-- Start of Information provided --

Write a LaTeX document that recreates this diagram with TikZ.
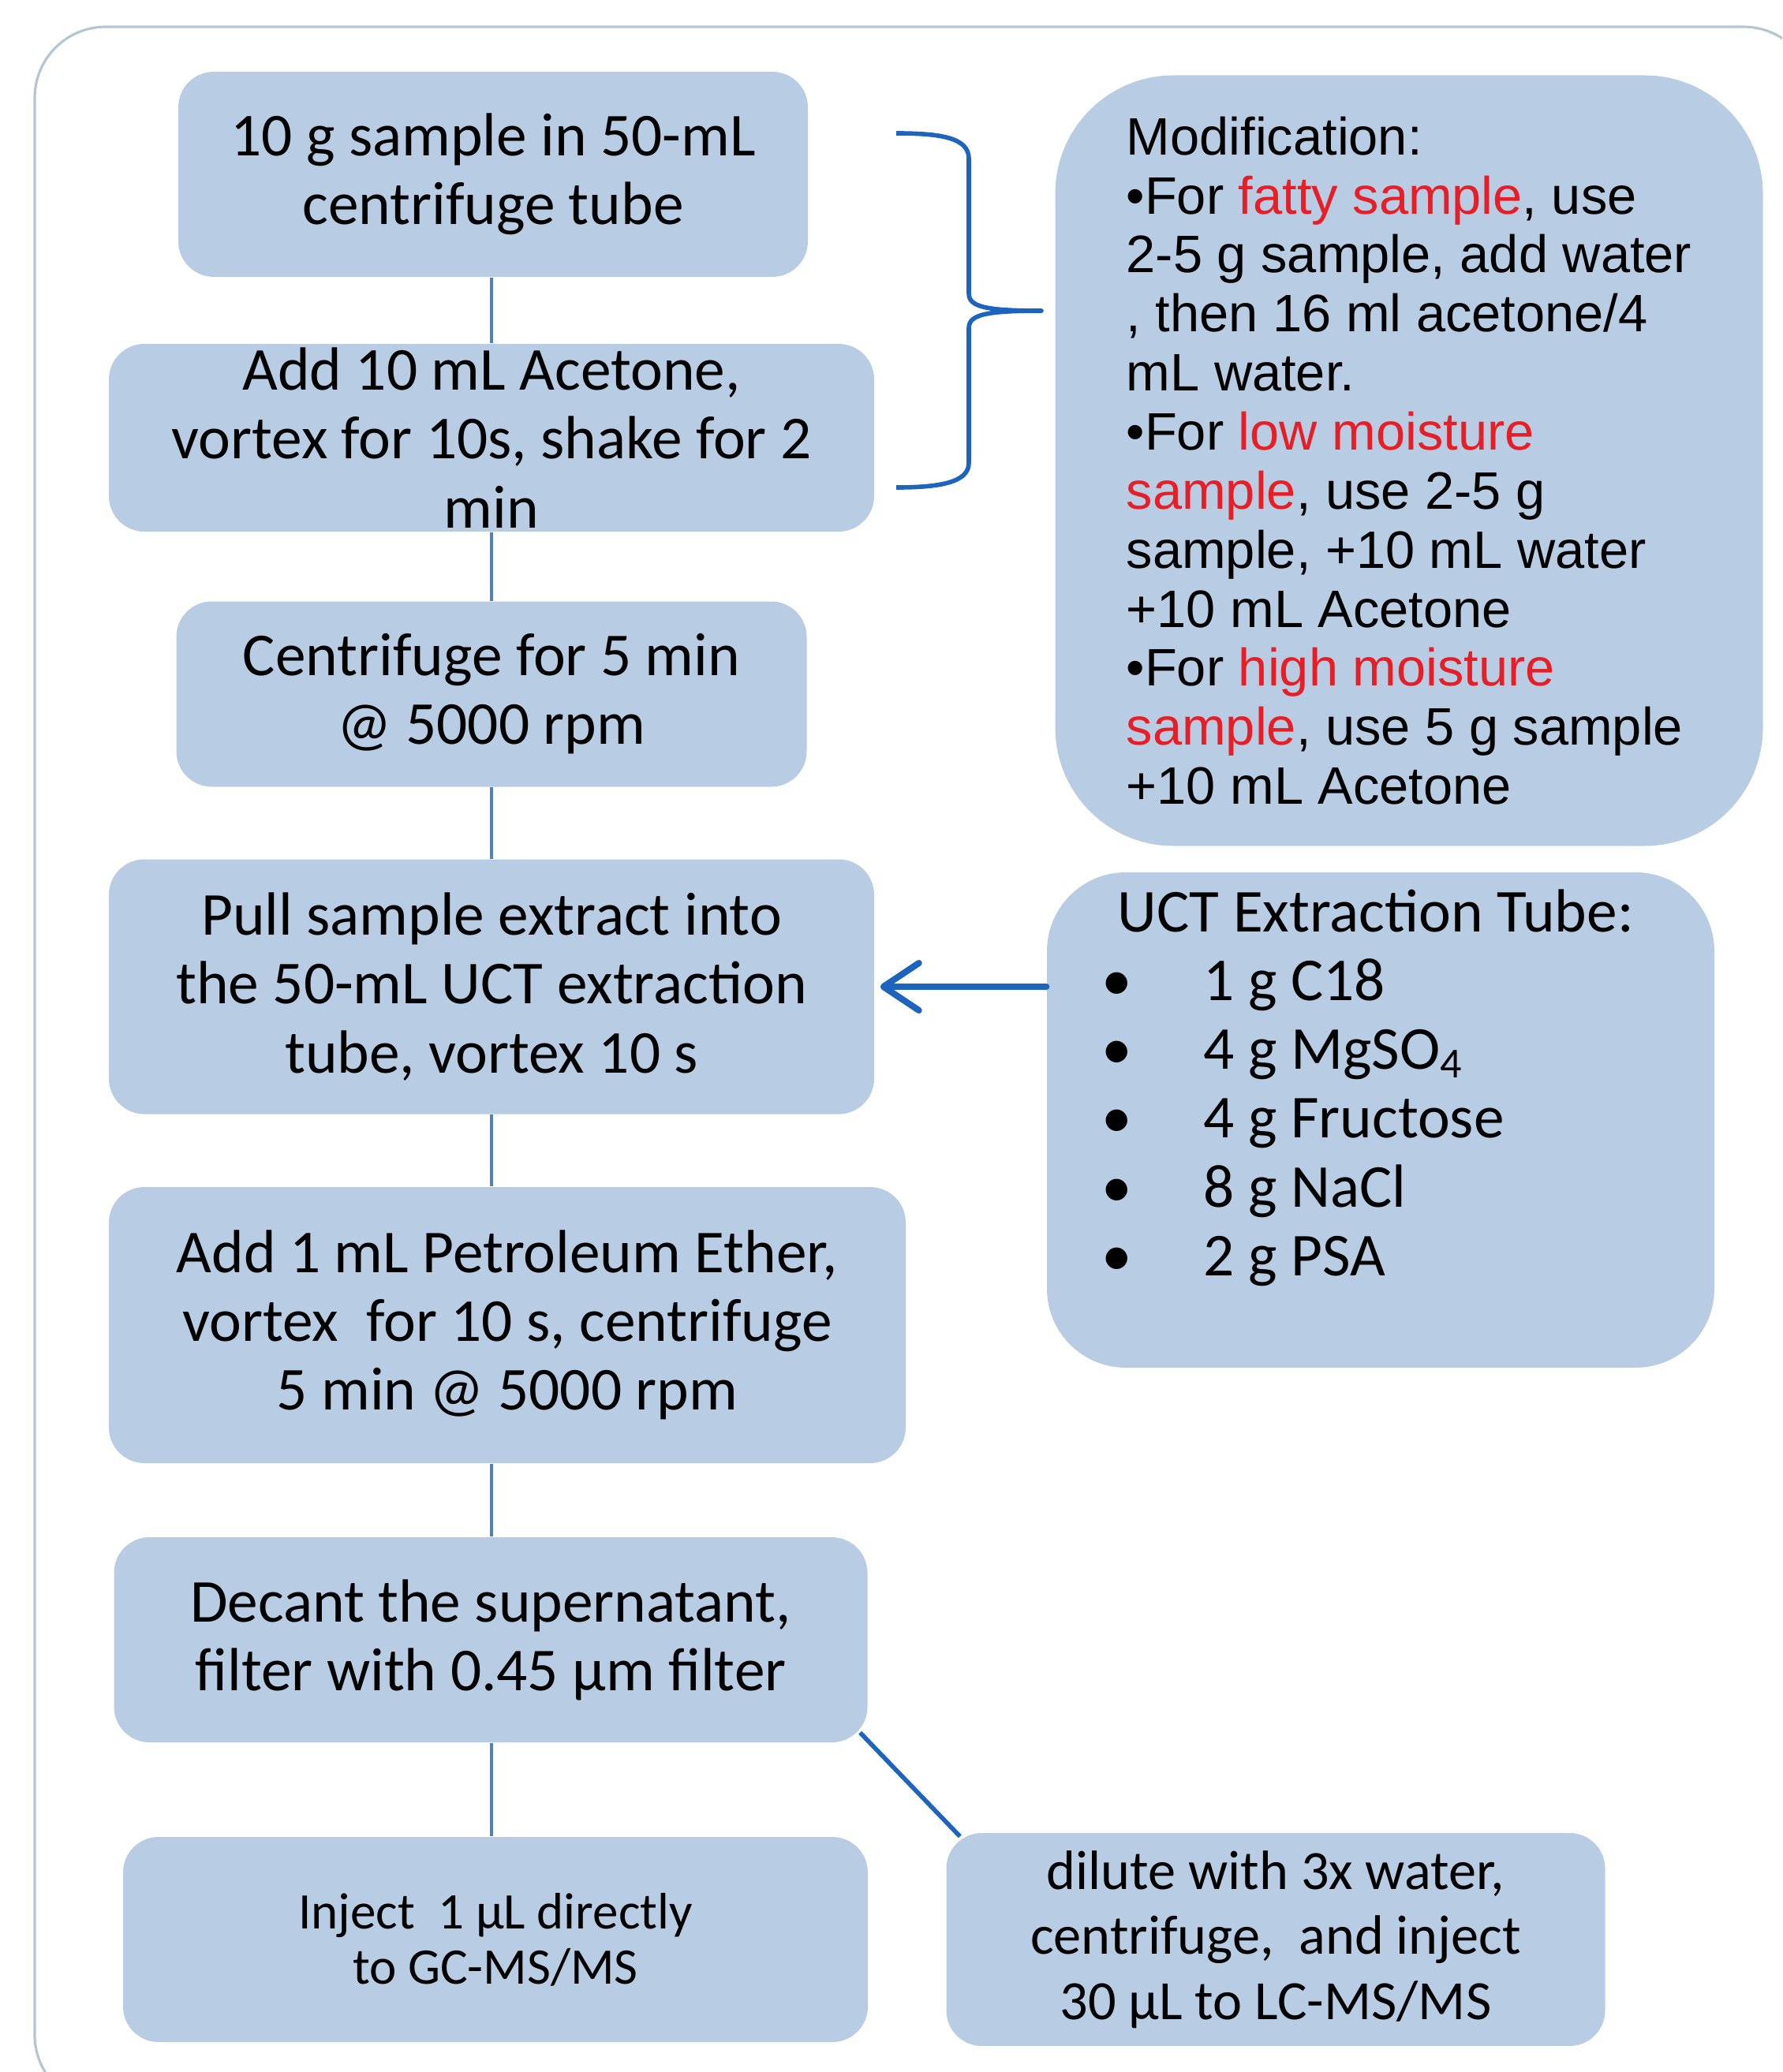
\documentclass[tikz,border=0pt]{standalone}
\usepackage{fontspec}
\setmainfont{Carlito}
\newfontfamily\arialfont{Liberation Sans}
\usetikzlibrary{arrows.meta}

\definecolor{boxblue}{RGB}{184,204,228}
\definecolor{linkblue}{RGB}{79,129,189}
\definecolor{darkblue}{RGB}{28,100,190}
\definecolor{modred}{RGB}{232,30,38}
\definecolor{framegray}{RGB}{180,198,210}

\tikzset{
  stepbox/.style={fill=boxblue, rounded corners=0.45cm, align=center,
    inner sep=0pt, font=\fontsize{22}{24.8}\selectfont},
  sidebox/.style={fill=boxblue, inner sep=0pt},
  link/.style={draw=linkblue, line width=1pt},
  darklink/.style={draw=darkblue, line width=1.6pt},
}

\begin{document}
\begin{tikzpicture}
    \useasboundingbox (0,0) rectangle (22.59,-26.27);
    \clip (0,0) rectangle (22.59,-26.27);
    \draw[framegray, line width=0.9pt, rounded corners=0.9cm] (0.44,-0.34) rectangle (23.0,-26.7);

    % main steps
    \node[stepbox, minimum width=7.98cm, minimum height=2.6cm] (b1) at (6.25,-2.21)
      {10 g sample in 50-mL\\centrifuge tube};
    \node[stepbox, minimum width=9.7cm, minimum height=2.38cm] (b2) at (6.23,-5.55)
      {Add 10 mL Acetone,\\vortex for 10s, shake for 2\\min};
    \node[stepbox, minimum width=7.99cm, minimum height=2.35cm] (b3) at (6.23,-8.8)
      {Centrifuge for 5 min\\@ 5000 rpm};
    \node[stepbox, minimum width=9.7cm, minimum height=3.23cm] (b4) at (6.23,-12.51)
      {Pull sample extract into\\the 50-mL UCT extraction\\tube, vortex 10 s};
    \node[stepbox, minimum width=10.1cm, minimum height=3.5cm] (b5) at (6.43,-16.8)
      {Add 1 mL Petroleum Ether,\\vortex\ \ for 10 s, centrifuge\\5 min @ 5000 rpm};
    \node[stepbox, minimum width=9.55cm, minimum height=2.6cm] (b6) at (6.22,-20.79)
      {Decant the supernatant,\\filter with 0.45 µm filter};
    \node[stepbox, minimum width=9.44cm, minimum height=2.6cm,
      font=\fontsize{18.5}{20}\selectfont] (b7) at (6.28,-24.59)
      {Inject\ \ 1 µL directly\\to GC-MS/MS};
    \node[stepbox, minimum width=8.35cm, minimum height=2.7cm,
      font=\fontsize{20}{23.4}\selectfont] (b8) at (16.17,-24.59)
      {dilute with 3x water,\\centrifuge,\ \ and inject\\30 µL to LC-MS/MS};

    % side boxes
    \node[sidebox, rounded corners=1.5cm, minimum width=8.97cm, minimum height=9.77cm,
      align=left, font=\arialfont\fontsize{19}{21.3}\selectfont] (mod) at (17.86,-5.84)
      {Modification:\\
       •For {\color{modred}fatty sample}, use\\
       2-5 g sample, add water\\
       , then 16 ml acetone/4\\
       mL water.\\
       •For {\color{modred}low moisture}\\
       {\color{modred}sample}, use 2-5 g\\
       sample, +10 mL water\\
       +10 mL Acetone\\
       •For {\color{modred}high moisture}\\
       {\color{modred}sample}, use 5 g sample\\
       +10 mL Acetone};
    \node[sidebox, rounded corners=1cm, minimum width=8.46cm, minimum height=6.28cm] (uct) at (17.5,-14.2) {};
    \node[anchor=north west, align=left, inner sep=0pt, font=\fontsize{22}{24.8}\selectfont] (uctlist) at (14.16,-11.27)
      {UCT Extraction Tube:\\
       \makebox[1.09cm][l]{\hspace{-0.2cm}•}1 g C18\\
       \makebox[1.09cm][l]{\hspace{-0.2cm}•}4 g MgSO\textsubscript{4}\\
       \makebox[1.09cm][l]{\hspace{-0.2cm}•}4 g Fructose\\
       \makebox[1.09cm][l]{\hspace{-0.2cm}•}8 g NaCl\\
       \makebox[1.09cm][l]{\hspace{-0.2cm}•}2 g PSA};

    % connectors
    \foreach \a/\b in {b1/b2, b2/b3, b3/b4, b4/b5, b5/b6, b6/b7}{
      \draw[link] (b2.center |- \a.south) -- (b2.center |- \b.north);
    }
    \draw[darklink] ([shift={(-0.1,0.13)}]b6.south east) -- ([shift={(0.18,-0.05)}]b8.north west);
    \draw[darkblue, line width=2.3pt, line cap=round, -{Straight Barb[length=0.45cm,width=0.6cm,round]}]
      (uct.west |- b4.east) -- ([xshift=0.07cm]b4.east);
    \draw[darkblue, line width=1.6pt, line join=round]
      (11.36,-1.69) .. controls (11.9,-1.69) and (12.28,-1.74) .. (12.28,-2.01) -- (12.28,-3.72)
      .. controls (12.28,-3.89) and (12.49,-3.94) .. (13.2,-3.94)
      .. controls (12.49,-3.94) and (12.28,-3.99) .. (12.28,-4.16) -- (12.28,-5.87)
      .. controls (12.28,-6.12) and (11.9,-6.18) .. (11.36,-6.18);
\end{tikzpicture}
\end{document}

-- End of Information provided --

What to produce: Reproduce the material in full, word for word, and omit the pictures.

Correct output:
Write a LaTeX document that recreates this diagram with TikZ.
\documentclass[tikz,border=0pt]{standalone}
\usepackage{fontspec}
\setmainfont{Carlito}
\newfontfamily\arialfont{Liberation Sans}
\usetikzlibrary{arrows.meta}

\definecolor{boxblue}{RGB}{184,204,228}
\definecolor{linkblue}{RGB}{79,129,189}
\definecolor{darkblue}{RGB}{28,100,190}
\definecolor{modred}{RGB}{232,30,38}
\definecolor{framegray}{RGB}{180,198,210}

\tikzset{
  stepbox/.style={fill=boxblue, rounded corners=0.45cm, align=center,
    inner sep=0pt, font=\fontsize{22}{24.8}\selectfont},
  sidebox/.style={fill=boxblue, inner sep=0pt},
  link/.style={draw=linkblue, line width=1pt},
  darklink/.style={draw=darkblue, line width=1.6pt},
}

\begin{document}
\begin{tikzpicture}
    \useasboundingbox (0,0) rectangle (22.59,-26.27);
    \clip (0,0) rectangle (22.59,-26.27);
    \draw[framegray, line width=0.9pt, rounded corners=0.9cm] (0.44,-0.34) rectangle (23.0,-26.7);

    % main steps
    \node[stepbox, minimum width=7.98cm, minimum height=2.6cm] (b1) at (6.25,-2.21)
      {10 g sample in 50-mL\\centrifuge tube};
    \node[stepbox, minimum width=9.7cm, minimum height=2.38cm] (b2) at (6.23,-5.55)
      {Add 10 mL Acetone,\\vortex for 10s, shake for 2\\min};
    \node[stepbox, minimum width=7.99cm, minimum height=2.35cm] (b3) at (6.23,-8.8)
      {Centrifuge for 5 min\\@ 5000 rpm};
    \node[stepbox, minimum width=9.7cm, minimum height=3.23cm] (b4) at (6.23,-12.51)
      {Pull sample extract into\\the 50-mL UCT extraction\\tube, vortex 10 s};
    \node[stepbox, minimum width=10.1cm, minimum height=3.5cm] (b5) at (6.43,-16.8)
      {Add 1 mL Petroleum Ether,\\vortex\ \ for 10 s, centrifuge\\5 min @ 5000 rpm};
    \node[stepbox, minimum width=9.55cm, minimum height=2.6cm] (b6) at (6.22,-20.79)
      {Decant the supernatant,\\filter with 0.45 µm filter};
    \node[stepbox, minimum width=9.44cm, minimum height=2.6cm,
      font=\fontsize{18.5}{20}\selectfont] (b7) at (6.28,-24.59)
      {Inject\ \ 1 µL directly\\to GC-MS/MS};
    \node[stepbox, minimum width=8.35cm, minimum height=2.7cm,
      font=\fontsize{20}{23.4}\selectfont] (b8) at (16.17,-24.59)
      {dilute with 3x water,\\centrifuge,\ \ and inject\\30 µL to LC-MS/MS};

    % side boxes
    \node[sidebox, rounded corners=1.5cm, minimum width=8.97cm, minimum height=9.77cm,
      align=left, font=\arialfont\fontsize{19}{21.3}\selectfont] (mod) at (17.86,-5.84)
      {Modification:\\
       •For {\color{modred}fatty sample}, use\\
       2-5 g sample, add water\\
       , then 16 ml acetone/4\\
       mL water.\\
       •For {\color{modred}low moisture}\\
       {\color{modred}sample}, use 2-5 g\\
       sample, +10 mL water\\
       +10 mL Acetone\\
       •For {\color{modred}high moisture}\\
       {\color{modred}sample}, use 5 g sample\\
       +10 mL Acetone};
    \node[sidebox, rounded corners=1cm, minimum width=8.46cm, minimum height=6.28cm] (uct) at (17.5,-14.2) {};
    \node[anchor=north west, align=left, inner sep=0pt, font=\fontsize{22}{24.8}\selectfont] (uctlist) at (14.16,-11.27)
      {UCT Extraction Tube:\\
       \makebox[1.09cm][l]{\hspace{-0.2cm}•}1 g C18\\
       \makebox[1.09cm][l]{\hspace{-0.2cm}•}4 g MgSO\textsubscript{4}\\
       \makebox[1.09cm][l]{\hspace{-0.2cm}•}4 g Fructose\\
       \makebox[1.09cm][l]{\hspace{-0.2cm}•}8 g NaCl\\
       \makebox[1.09cm][l]{\hspace{-0.2cm}•}2 g PSA};

    % connectors
    \foreach \a/\b in {b1/b2, b2/b3, b3/b4, b4/b5, b5/b6, b6/b7}{
      \draw[link] (b2.center |- \a.south) -- (b2.center |- \b.north);
    }
    \draw[darklink] ([shift={(-0.1,0.13)}]b6.south east) -- ([shift={(0.18,-0.05)}]b8.north west);
    \draw[darkblue, line width=2.3pt, line cap=round, -{Straight Barb[length=0.45cm,width=0.6cm,round]}]
      (uct.west |- b4.east) -- ([xshift=0.07cm]b4.east);
    \draw[darkblue, line width=1.6pt, line join=round]
      (11.36,-1.69) .. controls (11.9,-1.69) and (12.28,-1.74) .. (12.28,-2.01) -- (12.28,-3.72)
      .. controls (12.28,-3.89) and (12.49,-3.94) .. (13.2,-3.94)
      .. controls (12.49,-3.94) and (12.28,-3.99) .. (12.28,-4.16) -- (12.28,-5.87)
      .. controls (12.28,-6.12) and (11.9,-6.18) .. (11.36,-6.18);
\end{tikzpicture}
\end{document}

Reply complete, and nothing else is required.